• [RECORDS FOR THE TASK]:
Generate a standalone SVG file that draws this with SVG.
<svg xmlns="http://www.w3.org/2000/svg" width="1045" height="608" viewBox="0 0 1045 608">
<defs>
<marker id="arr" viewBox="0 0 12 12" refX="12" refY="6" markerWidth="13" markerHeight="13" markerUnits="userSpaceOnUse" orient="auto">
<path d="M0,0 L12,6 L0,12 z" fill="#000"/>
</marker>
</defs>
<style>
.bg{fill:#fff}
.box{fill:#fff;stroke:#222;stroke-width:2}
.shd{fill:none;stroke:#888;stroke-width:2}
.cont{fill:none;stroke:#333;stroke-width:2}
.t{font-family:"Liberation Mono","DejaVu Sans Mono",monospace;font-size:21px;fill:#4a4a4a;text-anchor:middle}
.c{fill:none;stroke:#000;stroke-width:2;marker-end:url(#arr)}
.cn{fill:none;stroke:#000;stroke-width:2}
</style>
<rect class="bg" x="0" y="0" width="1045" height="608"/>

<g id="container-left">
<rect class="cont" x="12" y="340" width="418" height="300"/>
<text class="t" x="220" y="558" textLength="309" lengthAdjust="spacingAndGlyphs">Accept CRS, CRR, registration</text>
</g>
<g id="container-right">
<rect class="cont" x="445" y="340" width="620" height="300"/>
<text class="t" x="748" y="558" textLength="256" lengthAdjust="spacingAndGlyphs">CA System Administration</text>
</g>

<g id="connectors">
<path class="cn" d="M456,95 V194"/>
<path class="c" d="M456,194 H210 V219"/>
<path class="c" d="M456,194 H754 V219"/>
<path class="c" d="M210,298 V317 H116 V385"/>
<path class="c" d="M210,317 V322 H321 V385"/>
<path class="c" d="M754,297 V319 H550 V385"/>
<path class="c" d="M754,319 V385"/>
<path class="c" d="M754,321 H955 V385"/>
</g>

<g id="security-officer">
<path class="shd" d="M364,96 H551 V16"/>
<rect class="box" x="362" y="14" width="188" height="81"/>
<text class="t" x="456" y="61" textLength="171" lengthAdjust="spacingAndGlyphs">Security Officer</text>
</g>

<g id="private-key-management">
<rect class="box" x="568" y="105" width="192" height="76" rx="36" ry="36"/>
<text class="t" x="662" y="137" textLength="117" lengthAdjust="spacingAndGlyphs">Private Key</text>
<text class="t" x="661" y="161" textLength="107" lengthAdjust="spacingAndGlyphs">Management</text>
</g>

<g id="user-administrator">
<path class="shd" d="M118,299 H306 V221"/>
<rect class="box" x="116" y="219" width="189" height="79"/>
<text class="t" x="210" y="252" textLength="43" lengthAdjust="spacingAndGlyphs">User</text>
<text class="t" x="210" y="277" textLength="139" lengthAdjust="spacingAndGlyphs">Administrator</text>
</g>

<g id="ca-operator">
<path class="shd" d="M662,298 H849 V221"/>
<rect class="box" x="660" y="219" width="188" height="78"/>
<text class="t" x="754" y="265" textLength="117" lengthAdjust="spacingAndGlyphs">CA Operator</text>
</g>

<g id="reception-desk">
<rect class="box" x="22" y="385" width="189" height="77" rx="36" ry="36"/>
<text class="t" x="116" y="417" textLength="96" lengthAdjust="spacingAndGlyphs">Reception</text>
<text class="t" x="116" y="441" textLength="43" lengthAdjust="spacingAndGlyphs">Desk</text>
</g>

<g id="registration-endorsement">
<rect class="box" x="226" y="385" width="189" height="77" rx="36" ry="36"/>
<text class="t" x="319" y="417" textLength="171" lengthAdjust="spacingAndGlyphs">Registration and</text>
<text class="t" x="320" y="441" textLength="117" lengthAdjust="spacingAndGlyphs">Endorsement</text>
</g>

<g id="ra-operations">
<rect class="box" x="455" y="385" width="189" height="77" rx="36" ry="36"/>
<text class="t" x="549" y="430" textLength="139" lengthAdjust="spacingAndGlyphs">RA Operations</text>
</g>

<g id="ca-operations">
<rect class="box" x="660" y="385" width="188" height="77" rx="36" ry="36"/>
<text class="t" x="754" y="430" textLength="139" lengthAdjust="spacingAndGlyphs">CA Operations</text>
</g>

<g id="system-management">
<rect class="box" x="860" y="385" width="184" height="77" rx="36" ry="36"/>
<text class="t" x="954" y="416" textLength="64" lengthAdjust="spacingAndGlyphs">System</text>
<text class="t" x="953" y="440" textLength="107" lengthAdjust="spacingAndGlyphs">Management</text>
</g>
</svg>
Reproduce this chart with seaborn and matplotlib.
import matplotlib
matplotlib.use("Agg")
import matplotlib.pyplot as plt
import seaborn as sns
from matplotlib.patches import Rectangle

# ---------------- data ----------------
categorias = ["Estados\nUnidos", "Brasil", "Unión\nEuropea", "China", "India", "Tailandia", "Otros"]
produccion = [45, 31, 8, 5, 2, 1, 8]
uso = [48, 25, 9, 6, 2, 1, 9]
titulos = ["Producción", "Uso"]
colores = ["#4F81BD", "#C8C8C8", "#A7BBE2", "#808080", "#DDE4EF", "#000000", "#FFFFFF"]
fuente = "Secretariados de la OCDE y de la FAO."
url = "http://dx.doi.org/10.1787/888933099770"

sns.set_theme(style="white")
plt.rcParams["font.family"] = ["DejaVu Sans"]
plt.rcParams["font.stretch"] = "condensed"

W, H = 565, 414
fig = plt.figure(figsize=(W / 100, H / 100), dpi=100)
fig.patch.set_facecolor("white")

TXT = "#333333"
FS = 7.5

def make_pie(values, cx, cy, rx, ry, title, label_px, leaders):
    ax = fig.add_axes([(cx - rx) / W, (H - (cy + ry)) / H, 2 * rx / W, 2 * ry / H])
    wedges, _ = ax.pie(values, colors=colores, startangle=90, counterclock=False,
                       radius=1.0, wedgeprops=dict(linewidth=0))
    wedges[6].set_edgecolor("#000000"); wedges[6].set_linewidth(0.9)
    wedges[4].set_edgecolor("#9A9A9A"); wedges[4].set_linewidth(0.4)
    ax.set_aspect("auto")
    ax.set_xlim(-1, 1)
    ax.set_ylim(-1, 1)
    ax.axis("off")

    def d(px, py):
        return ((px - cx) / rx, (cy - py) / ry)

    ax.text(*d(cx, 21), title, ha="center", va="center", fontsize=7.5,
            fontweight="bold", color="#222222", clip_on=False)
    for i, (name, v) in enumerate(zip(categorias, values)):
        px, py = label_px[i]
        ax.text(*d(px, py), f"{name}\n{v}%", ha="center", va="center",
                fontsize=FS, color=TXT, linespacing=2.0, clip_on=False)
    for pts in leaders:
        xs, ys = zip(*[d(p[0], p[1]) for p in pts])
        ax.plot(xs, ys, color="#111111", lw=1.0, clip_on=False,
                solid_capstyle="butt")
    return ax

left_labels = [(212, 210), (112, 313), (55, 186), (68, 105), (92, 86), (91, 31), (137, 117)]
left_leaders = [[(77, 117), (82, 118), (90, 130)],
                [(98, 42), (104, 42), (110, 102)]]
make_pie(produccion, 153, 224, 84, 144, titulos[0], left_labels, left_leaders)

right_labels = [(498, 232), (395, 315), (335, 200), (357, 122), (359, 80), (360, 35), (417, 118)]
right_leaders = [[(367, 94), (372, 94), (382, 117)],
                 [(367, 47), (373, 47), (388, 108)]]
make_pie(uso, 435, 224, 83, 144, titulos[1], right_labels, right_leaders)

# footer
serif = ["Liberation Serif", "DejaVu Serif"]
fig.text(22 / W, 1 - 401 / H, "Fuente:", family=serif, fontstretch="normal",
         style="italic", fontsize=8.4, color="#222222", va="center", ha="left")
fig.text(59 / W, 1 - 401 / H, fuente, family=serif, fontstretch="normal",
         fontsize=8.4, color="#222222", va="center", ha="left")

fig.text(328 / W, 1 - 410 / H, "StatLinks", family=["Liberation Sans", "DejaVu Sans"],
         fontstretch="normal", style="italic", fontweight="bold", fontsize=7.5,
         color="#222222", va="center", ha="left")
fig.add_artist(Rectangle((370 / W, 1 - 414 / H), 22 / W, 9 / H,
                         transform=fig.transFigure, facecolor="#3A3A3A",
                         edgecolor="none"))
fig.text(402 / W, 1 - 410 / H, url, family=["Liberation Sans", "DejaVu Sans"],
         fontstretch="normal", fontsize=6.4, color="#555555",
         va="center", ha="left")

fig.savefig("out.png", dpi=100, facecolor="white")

• [TASK REQUIREMENTS]: Copy all the lines above that hold the string "with".

• [EXERCISE SOLUTION]:
Generate a standalone SVG file that draws this with SVG.
Reproduce this chart with seaborn and matplotlib.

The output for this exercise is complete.